For more information about our Incident Response and Communications please read this support article.

We also maintain a list of Known Product Issues separate from this site here.

[Major] Issues with Metadata Queries
Incident Report for Box
Postmortem

We recently addressed issues affecting the Metadata Query API. We would like to take the opportunity to further explain these issues and the steps we have taken to keep them from happening in the future.

 

Between 9am and 2pm PT on May 5th, 2023, some users may have experienced difficulties while working in Box. During this time, some requests to the Metadata Query API returned stale or outdated results. The issue occurred due to a delay in the replication of instance create and update events to the query datastore. We were able to resolve the issue by filtering out some events that were causing retries, dead lettering and hence delaying replication. In addition, we have identified the underlying pattern of events that was causing delays in the replication pipeline and patched our replication processing code to handle them gracefully, to prevent similar issues from occurring in the future. 

Analysis 

When Metadata instances are mutated using the Box API or one of our applications, events containing the details of these mutations are emitted to a replication stream that is then processed by a pipeline without delay. This ensures the latest state is consistently available to be queried against using the Metadata Query API. We employ multiple optimizations to maintain the near-realtime characteristics of this query functionality, while ensuring all data is replicated consistently.

During this incident, one of the optimizations we leverage encountered an unexpected pattern of data, causing it return errors and trigger retries. These retries slowed down processing of the replication stream, causing lag to grow and resulting in queries returning outdated information for some customers. After identifying and filtering out these events causing errors, we were able to get the replication pipeline to once again successfully process events without adding delay. We also increased the rate at which these replication events are processed, in order to recover from the lag that had built up and fully catch up.

Corrective Actions

The following corrective actions have been completed or are planned:

  • Identified and patched for event pattern that caused errors and hence retries, ensuring graceful handling of unexpected data patterns.
  • Increased batch size for replication stream processing to prevent lag from building up and to enable faster recovery from any backlogs in the future.
  • Improved observability and increased sensitivity of alerts, to ensure faster detection of errors and/or lag build up.

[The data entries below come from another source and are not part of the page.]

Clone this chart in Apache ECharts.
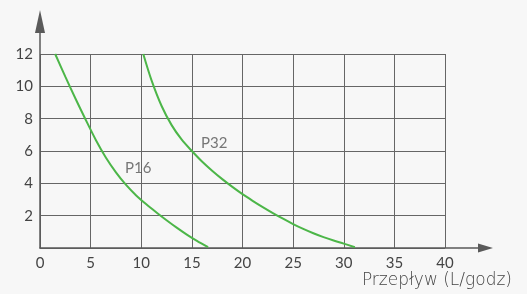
<!DOCTYPE html>
<html>
<head>
<meta charset="utf-8">
<script src="https://cdn.jsdelivr.net/npm/echarts@6/dist/echarts.min.js"></script>
<style>
html,body{margin:0;padding:0;background:#f7f7f7;}
#c{width:527px;height:294px;}
</style>
</head>
<body>
<div id="c"></div>
<script>
var p16X = [1.5, 2.5, 3.5, 4.5, 5.5, 6.5, 7.5, 8.5, 9.5, 10.5, 11.5, 12.5, 13.5, 14.5, 15.5, 16.6];
var p16Y = [12, 10.6, 9.25, 7.95, 6.7, 5.6, 4.68, 3.9, 3.25, 2.7, 2.2, 1.72, 1.26, 0.83, 0.44, 0.05];
var p32X = [10.2, 11, 12, 13, 14, 15, 16, 17, 18, 19, 20, 21, 22, 23, 24, 25, 26, 27, 28, 29, 30, 31.1];
var p32Y = [12, 10.4, 8.8, 7.6, 6.7, 6.0, 5.35, 4.78, 4.26, 3.78, 3.33, 2.92, 2.53, 2.16, 1.81, 1.48, 1.18, 0.91, 0.67, 0.46, 0.27, 0.05];
var curveNames = ['P16', 'P32'];
var labelPos = [[9.7, 4.95], [17.2, 6.5]];
var xTicks = [0, 5, 10, 15, 20, 25, 30, 35, 40];
var yTicks = [2, 4, 6, 8, 10, 12];
var xTitle = 'Przepływ (L/godz)';

function zip(a, b) { return a.map(function (v, i) { return [v, b[i]]; }); }

var FONT = 'Lato';
var chart = echarts.init(document.getElementById('c'), null, {renderer: 'canvas'});
var gridColor = '#666';
chart.setOption({
  backgroundColor: '#f7f7f7',
  animation: false,
  grid: [
    {left: 40, right: 82, top: 54, bottom: 46},
    {left: 40, right: 41.5, top: 21.5, bottom: 46}
  ],
  xAxis: [
    {
      gridIndex: 0, type: 'value', min: xTicks[0], max: xTicks[xTicks.length - 1], interval: 5,
      axisLine: {show: false}, axisTick: {show: false},
      splitLine: {show: true, lineStyle: {color: gridColor, width: 1}},
      axisLabel: {color: '#444', fontSize: 15, fontFamily: FONT, margin: 8}
    },
    {
      gridIndex: 1, type: 'value', min: 0, max: 1,
      axisLine: {show: true, symbol: ['none', 'triangle'], symbolSize: [9, 15], lineStyle: {color: '#5a5a5a', width: 1.5}},
      axisTick: {show: false}, axisLabel: {show: false}, splitLine: {show: false}
    }
  ],
  yAxis: [
    {
      gridIndex: 0, type: 'value', min: 0, max: yTicks[yTicks.length - 1], interval: 2,
      axisLine: {show: false}, axisTick: {show: false},
      splitLine: {show: true, lineStyle: {color: gridColor, width: 1}},
      axisLabel: {color: '#444', fontSize: 15, fontFamily: FONT, margin: 7, showMinLabel: false}
    },
    {
      gridIndex: 1, type: 'value', min: 0, max: 1,
      axisLine: {show: true, symbol: ['none', 'triangle'], symbolSize: [10, 23], lineStyle: {color: '#5a5a5a', width: 1.5}},
      axisTick: {show: false}, axisLabel: {show: false}, splitLine: {show: false}
    }
  ],
  graphic: [
    {type: 'text', right: 15, top: 272, style: {text: xTitle, fill: '#444', font: '300 17px "DejaVu Sans"'}}
  ],
  series: [
    {type: 'line', name: curveNames[0], xAxisIndex: 0, yAxisIndex: 0, data: zip(p16X, p16Y), smooth: 0.3, showSymbol: false,
      lineStyle: {color: '#4cb648', width: 2}},
    {type: 'line', name: curveNames[1], xAxisIndex: 0, yAxisIndex: 0, data: zip(p32X, p32Y), smooth: 0.3, showSymbol: false,
      lineStyle: {color: '#4cb648', width: 2}},
    {type: 'scatter', xAxisIndex: 0, yAxisIndex: 0, symbolSize: 0, silent: true,
      data: curveNames.map(function (n, i) { return {name: n, value: labelPos[i]}; }),
      label: {show: true, position: 'inside', formatter: '{b}', color: '#555', fontSize: 15, fontFamily: FONT}}
  ]
});
</script>
</body>
</html>
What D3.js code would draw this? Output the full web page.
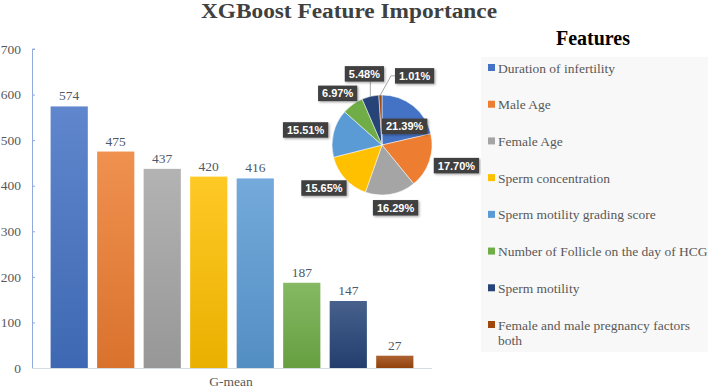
<!DOCTYPE html>
<html><head><meta charset="utf-8">
<script src="https://cdn.jsdelivr.net/npm/d3@7"></script>
<style>body{margin:0;background:#fff}svg{display:block}</style>
</head><body>
<svg id="c" width="708" height="389"></svg>
<script>
const features = ["Duration of infertility","Male Age","Female Age","Sperm concentration","Sperm motility grading score","Number of Follicle on the day of HCG","Sperm motility","Female and male pregnancy factors both"];
const importance = [574,475,437,420,416,187,147,27];
const colors = ["#4472C4","#ED7D31","#A5A5A5","#FFC000","#5B9BD5","#70AD47","#264478","#9E480E"];
const yTicks = [0,100,200,300,400,500,600,700];
const categoryLabel = "G-mean";
const title = "XGBoost Feature Importance";
const legendTitle = "Features";

const svg = d3.select("#c");
const defs = svg.append("defs");
const serif = "'Liberation Serif','Times New Roman',serif";

// title
svg.append("text").attr("x",349).attr("y",17.5).attr("text-anchor","middle")
  .attr("font-family",serif).attr("font-weight","bold").attr("font-size",20)
  .attr("fill","#404040").attr("textLength",296).attr("lengthAdjust","spacingAndGlyphs").text(title);

// scales
const y = d3.scaleLinear().domain([0,700]).range([368,49]);
const x = d3.scaleBand().domain(features).range([32,432]).paddingInner(0.2).paddingOuter(0.4);

// gradients
colors.forEach((c,i)=>{
  const g = defs.append("linearGradient").attr("id","g"+i).attr("x1",0).attr("y1",0).attr("x2",0).attr("y2",1);
  g.append("stop").attr("offset","0%").attr("stop-color", d3.interpolateRgb(c,"#ffffff")(0.15));
  g.append("stop").attr("offset","100%").attr("stop-color", d3.color(c).darker(0.25).formatHex());
});

// y axis
const yAxis = svg.append("g").attr("transform","translate(32,0)")
  .call(d3.axisRight(y).tickValues(yTicks).tickSize(3).tickFormat(""));
yAxis.select(".domain").attr("stroke","#8faadc").attr("d","M3,49H0.5V368");
yAxis.selectAll(".tick line").attr("stroke","#8faadc");
svg.append("g").selectAll("text").data(yTicks).join("text")
  .attr("x",21).attr("y",d=>y(d)).attr("dy","0.35em").attr("text-anchor","end")
  .attr("font-family",serif).attr("font-size",13.5).attr("fill","#595959").text(d=>d);

// bars
svg.append("g").selectAll("rect").data(importance).join("rect")
  .attr("x",(d,i)=>x(features[i])).attr("width",x.bandwidth())
  .attr("y",d=>y(d)).attr("height",d=>y(0)-y(d))
  .attr("fill",(d,i)=>`url(#g${i})`);
// x axis line
svg.append("line").attr("x1",32).attr("x2",432).attr("y1",y(0)+0.5).attr("y2",y(0)+0.5)
  .attr("stroke","#d6dce5").attr("stroke-width",1);
// value labels
svg.append("g").selectAll("text").data(importance).join("text")
  .attr("x",(d,i)=>x(features[i])+x.bandwidth()/2).attr("y",d=>y(d)-6)
  .attr("text-anchor","middle").attr("font-family",serif).attr("font-size",13.5)
  .attr("fill","#4f5868").text(d=>d);
svg.append("text").attr("x",231).attr("y",386).attr("text-anchor","middle")
  .attr("font-family",serif).attr("font-size",13.5).attr("fill","#595959").text(categoryLabel);

// pie
const cx=382, cy=145, R=50;
const total = d3.sum(importance);
const arcs = d3.pie().sort(null).value(d=>d)(importance);
const arc = d3.arc().innerRadius(0).outerRadius(R);
const pg = svg.append("g").attr("transform",`translate(${cx},${cy})`);
pg.selectAll("path").data(arcs).join("path").attr("d",arc)
  .attr("fill",(d,i)=>colors[i]).attr("stroke","#fff").attr("stroke-width",0.5);

const flt = defs.append("filter").attr("id","sh").attr("x","-20%").attr("y","-30%").attr("width","150%").attr("height","180%");
flt.append("feDropShadow").attr("dx",1.2).attr("dy",1.2).attr("stdDeviation",0.8).attr("flood-color","#000").attr("flood-opacity",0.35);

const lineG = svg.append("g");
const lg = svg.append("g");
const boxes=[];
const overlaps=(a,b)=>a.x < b.x+b.w && a.x+a.w > b.x && a.y < b.y+b.h && a.y+a.h > b.y;
arcs.forEach((a,i)=>{
  const pct = (a.value/total*100).toFixed(2)+"%";
  const mid = (a.startAngle+a.endAngle)/2;
  const dx = Math.sin(mid), dy = -Math.cos(mid);
  const t = lg.append("text").attr("font-family","'Liberation Sans',Arial,sans-serif")
    .attr("font-weight","bold").attr("font-size",11).attr("fill","#fff").text(pct);
  const w = t.node().getComputedTextLength()+8, h=15.5;
  let b;
  if(i===0){
    // inside end label for the largest slice
    const px = cx + dx*R*0.58, py = cy + dy*R*0.58 + 4;
    b = {x:Math.max(px-w/2, cx), y:py-h/2, w:w, h:h};
  } else {
    const ax = cx + dx*(R+6), ay = cy + dy*(R+6);
    b = {x: ax - w*(1-dx)/2, y: ay - h*(1-dy)/2, w:w, h:h};
    boxes.forEach(o=>{
      if(overlaps(b,o)){
        const upCost = (b.y - (o.y - h - 4))*1.5;
        const rightCost = (o.x + o.w + 11) - b.x;
        if(upCost < rightCost) b.y = o.y - h - 4;
        else { b.x = o.x + o.w + 11; b.y = o.y + 2; }
      }
    });
  }
  boxes.push(b);
  lg.insert("rect","text:last-child").attr("x",b.x).attr("y",b.y).attr("width",w).attr("height",h)
    .attr("fill","#404040").attr("filter","url(#sh)");
  t.attr("x",b.x+w/2).attr("y",b.y+h/2).attr("dy","0.36em").attr("text-anchor","middle");
  if(a.value/total < 0.06){
    const ax = cx + dx*R, ay = cy + dy*R;
    let pts;
    if(ax>=b.x && ax<=b.x+w) pts=[[ax,ay],[ax,b.y+h]];
    else pts=[[ax,ay],[b.x-4,b.y+h/2],[b.x,b.y+h/2]];
    lineG.append("path").attr("d",d3.line()(pts)).attr("fill","none").attr("stroke","#a6a6a6").attr("stroke-width",1);
  }
});

// legend
svg.append("rect").attr("x",481).attr("y",57).attr("width",227).attr("height",295).attr("fill","#f8f8f8");
svg.append("text").attr("x",593).attr("y",45).attr("text-anchor","middle").attr("font-family",serif)
  .attr("font-weight","bold").attr("font-size",20).attr("fill","#000").text(legendTitle);
const ly = d3.scalePoint().domain(features).range([72.5,329.5]);
const li = svg.append("g").selectAll("g").data(features).join("g").attr("transform",d=>`translate(0,${ly(d)})`);
li.append("rect").attr("x",488).attr("y",-8.5).attr("width",7).attr("height",7).attr("fill",(d,i)=>colors[i]);
li.append("text").attr("x",498).attr("font-family",serif).attr("font-size",13.5).attr("fill","#595959")
  .each(function(d){
    const el=d3.select(this);
    if(d.length>36){
      const words=d.split(" "); const last=words.pop();
      el.append("tspan").attr("x",498).attr("y",0).text(words.join(" "));
      el.append("tspan").attr("x",498).attr("y",15).text(last);
    } else el.text(d);
  });
</script>
</body></html>
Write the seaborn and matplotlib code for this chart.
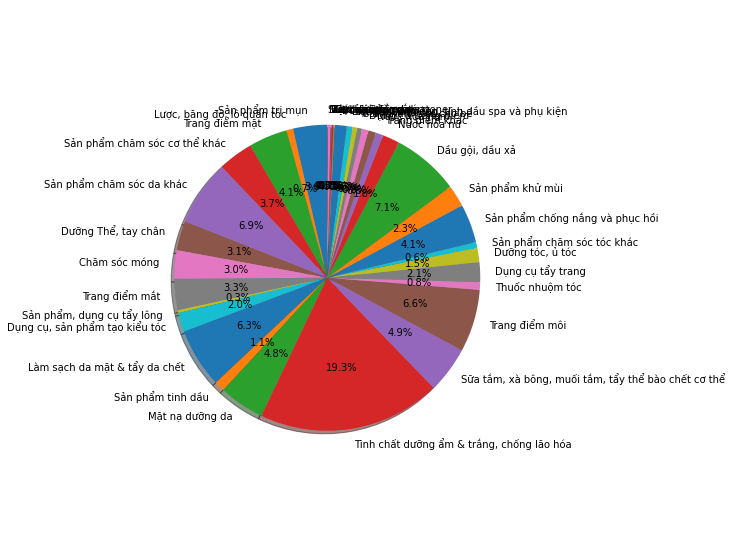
import matplotlib
matplotlib.use('Agg')
import matplotlib.pyplot as plt
import seaborn as sns

plt.rcParams['font.family'] = 'DejaVu Sans'

# Danh mục và tỷ lệ (%)
categories = [
    'Sản phẩm trị mụn', 'Lược, băng đô, lô quấn tóc', 'Trang điểm mặt',
    'Sản phẩm chăm sóc cơ thể khác', 'Sản phẩm chăm sóc da khác',
    'Dưỡng Thể, tay chân', 'Chăm sóc móng', 'Trang điểm mắt',
    'Sản phẩm, dụng cụ tẩy lông', 'Dụng cụ, sản phẩm tạo kiểu tóc',
    'Làm sạch da mặt & tẩy da chết', 'Sản phẩm tinh dầu', 'Mặt nạ dưỡng da',
    'Tinh chất dưỡng ẩm & trắng, chống lão hóa',
    'Sữa tắm, xà bông, muối tắm, tẩy thể bào chết cơ thể',
    'Trang điểm môi', 'Thuốc nhuộm tóc', 'Dụng cụ tẩy trang',
    'Dưỡng tóc, ủ tóc', 'Sản phẩm chăm sóc tóc khác',
    'Sản phẩm chống nắng và phục hồi', 'Sản phẩm khử mùi', 'Dầu gội, dầu xả',
    'Nước hoa nữ', 'Trang điểm khác', 'Nước hoa nam', 'Dụng cụ trang điểm',
    'Sản phẩm tắm cho bé', 'Nước súc miệng',
    'Dụng cụ làm đẹp, tinh dầu spa và phụ kiện', 'Bông tẩy trang',
    'Dụng cụ làm móng', 'Son dưỡng', 'Kem dưỡng mắt', 'Xịt khoáng',
    'Bộ chăm sóc da', 'Nước cân bằng da, toner', 'Sữa rửa mặt nam',
]
shares = [
    3.6, 0.7, 4.1, 3.7, 6.9, 3.1, 3.0, 3.3, 0.3, 2.0,
    6.3, 1.1, 4.8, 19.3, 4.9, 6.6, 0.8, 2.1, 1.5, 0.6,
    4.1, 2.3, 7.1, 1.8, 0.8, 0.8, 0.7, 0.5, 0.5, 0.6,
    1.3, 0.05, 0.05, 0.2, 0.05, 0.05, 0.3, 0.05,
]

colors = sns.color_palette('tab10', 10)

W, H = 731, 558
fig = plt.figure(figsize=(W / 72, H / 72), dpi=72)
ax = fig.add_axes([136 / W, 89 / H, 382.5 / W, 382.5 / H])
ax.pie(shares, labels=categories, autopct='%1.1f%%', startangle=90,
       shadow=True, colors=colors)
ax.set_xlim(-1.25, 1.25)
ax.set_ylim(-1.25, 1.25)
ax.set_aspect('equal')

plt.savefig('out.png', dpi=72)
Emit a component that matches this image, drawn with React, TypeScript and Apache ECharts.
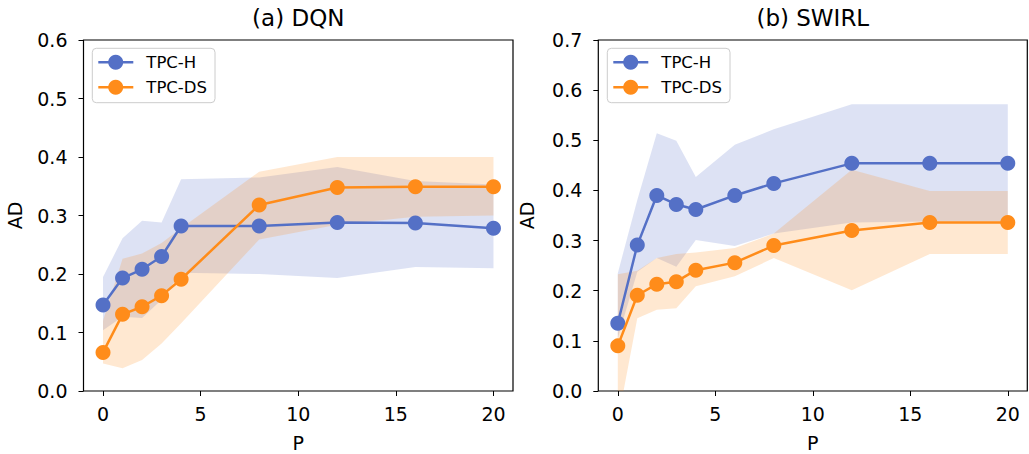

We are continuously working to improve Box and want to make sure we are delivering the best product and user experience we can. We hope we have provided some clarity here and we would be happy to answer any questions you may still have regarding this matter. 

 

Sincerely,

The Box Team

Posted May 17, 2023 - 07:57 PDT

Resolved
This incident has been resolved and Metadata Query functionality has been restored.
Posted May 05, 2023 - 14:16 PDT
Update
We are continuing to investigate this issue.
Posted May 05, 2023 - 12:22 PDT
Investigating
We are actively investigating customer reports of an issue that may impact Metadata queries for our Content API. We will provide updates here as soon as possible.
Posted May 05, 2023 - 12:22 PDT
This incident affected: Box Platform / API (Content API).